SmurfCat at PAN 2024 TextDetox: Alignment of Multilingual Transformers for Text Detoxification
This addresses the problem of detoxifying text across multiple languages for applications like content moderation, though it is incremental as it builds on existing models and techniques.
The paper tackled multilingual text detoxification by fine-tuning models like mT0 and Aya with data augmentation and ORPO alignment, achieving state-of-the-art results for Ukrainian and near state-of-the-art for other languages, with competition scores of 0.52 in automated and 0.74 in human evaluation.

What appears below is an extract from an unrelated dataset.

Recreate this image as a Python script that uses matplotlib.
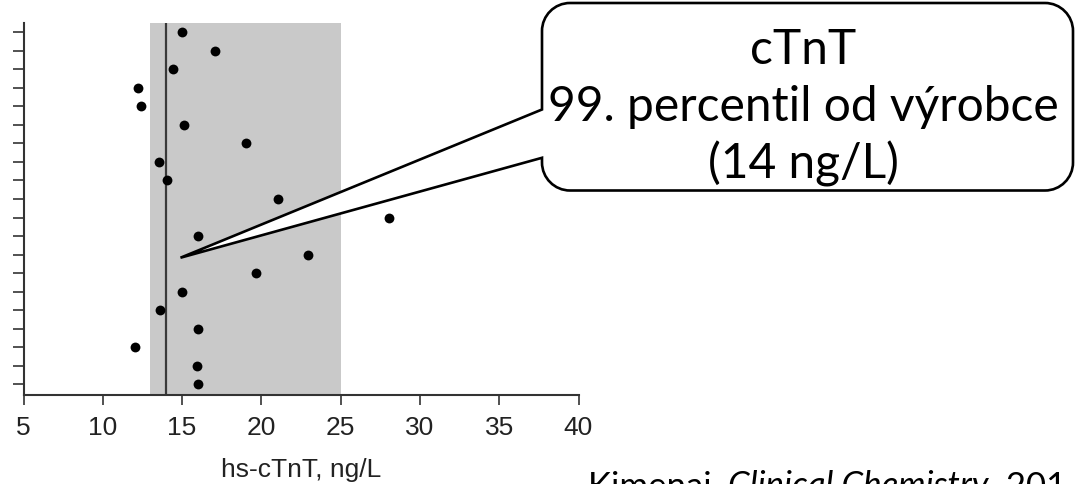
import matplotlib
matplotlib.use('Agg')
import matplotlib.pyplot as plt
from matplotlib.path import Path
from matplotlib.patches import PathPatch
from matplotlib.transforms import Affine2D

W, H = 1076, 485

# hs-cTnT per sample (ng/L), row 20 at the top down to row 1
rows = list(range(20, 0, -1))
ctnt = [15.0, 17.06, 14.43, 12.22, 12.43, 15.12, 19.05, 13.52, 14.03, 21.05,
        28.06, 16.02, 22.97, 19.64, 15.01, 13.63, 16.02, 12.01, 15.92, 16.02]

band = (13, 25)        # grey range
p99 = 14               # manufacturer 99th percentile
xticks = [5, 10, 15, 20, 25, 30, 35, 40]
box_lines = ['cTnT', '99. percentil od výrobce', '(14 ng/L)']

axis_font = ['Liberation Sans', 'DejaVu Sans']

fig = plt.figure(figsize=(W / 100, H / 100), dpi=100)
ax = fig.add_axes([23.5 / W, (H - 396) / H, 555 / W, 372 / H])

ax.axvspan(band[0], band[1], color='#c9c9c9', lw=0, zorder=0)
ax.axvline(p99, color='#3a3a3a', lw=1.6, zorder=1)
ax.scatter(ctnt, rows, s=50, color='black', zorder=3, linewidths=0)

ax.set_xlim(5, 40)
ax.set_ylim(0.42, 20.5)
ax.set_xticks(xticks)
ax.set_yticks(range(1, 21))
ax.set_yticklabels([])
for s in ['top', 'right']:
    ax.spines[s].set_visible(False)
for s in ['left', 'bottom']:
    ax.spines[s].set_color('#333333')
    ax.spines[s].set_linewidth(1.5)
ax.tick_params(axis='x', length=7.5, width=1.2, color='#333333', pad=7,
               labelsize=19, labelcolor='#222222')
ax.tick_params(axis='y', length=8, width=1.2, color='#333333')
for lab in ax.get_xticklabels():
    lab.set_fontfamily(axis_font)
ax.set_xlabel('hs-cTnT, ng/L', fontsize=19, family=axis_font,
              color='#222222', labelpad=13)
ax.patch.set_alpha(0)

# callout box, in pixel coords measured from the top-left
top = Affine2D().scale(1, -1).translate(0, H)
tx, ty = ax.transData.transform((14.9, 7.83))
tip = (tx, H - ty)
x0, y0, x1, y1, r = 542, 4, 1073, 191.5, 28
b0, b1 = 110.5, 158.8
k = 0.5523 * r
verts = [(x0 + r, y0), (x1 - r, y0),
         (x1 - r + k, y0), (x1, y0 + r - k), (x1, y0 + r),
         (x1, y1 - r),
         (x1, y1 - r + k), (x1 - r + k, y1), (x1 - r, y1),
         (x0 + r, y1),
         (x0 + r - k, y1), (x0, y1 - r + k), (x0, y1 - r),
         (x0, b1), tip, (x0, b0), (x0, y0 + r),
         (x0, y0 + r - k), (x0 + r - k, y0), (x0 + r, y0),
         (x0 + r, y0)]
codes = ([Path.MOVETO, Path.LINETO] + [Path.CURVE4] * 3 + [Path.LINETO]
         + [Path.CURVE4] * 3 + [Path.LINETO] + [Path.CURVE4] * 3
         + [Path.LINETO] * 4 + [Path.CURVE4] * 3 + [Path.CLOSEPOLY])
fig.add_artist(PathPatch(Path(verts, codes), facecolor='white', edgecolor='black',
                         lw=1.9, transform=top, zorder=5, joinstyle='miter'))

for txt, base in zip(box_lines, [64, 121, 179]):
    fig.text(803, base, txt, transform=top, ha='center', va='baseline',
             fontsize=34.5, family='Lato', color='black', zorder=6)

# citation, partly cut off at the bottom edge as in the source slide
parts = [('Kimenai, ', 'normal'), ('Clinical Chemistry', 'italic'), (', 201', 'normal')]
fig.canvas.draw()
rend = fig.canvas.get_renderer()
cx = 588
for txt, st in parts:
    t = fig.text(cx, 496, txt, transform=top, ha='left', va='baseline',
                 fontsize=25, family='Lato', style=st, color='black')
    cx += t.get_window_extent(rend).width

fig.savefig('out.png', dpi=100)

This paper presents a solution for the Multilingual Text Detoxification task in the PAN-2024 competition of the SmurfCat team. Using data augmentation through machine translation and a special filtering procedure, we collected an additional multilingual parallel dataset for text detoxification. Using the obtained data, we fine-tuned several multilingual sequence-to-sequence models, such as mT0 and Aya, on a text detoxification task. We applied the ORPO alignment technique to the final model. Our final model has only 3.7 billion parameters and achieves state-of-the-art results for the Ukrainian language and near state-of-the-art results for other languages. In the competition, our team achieved first place in the automated evaluation with a score of 0.52 and second place in the final human evaluation with a score of 0.74.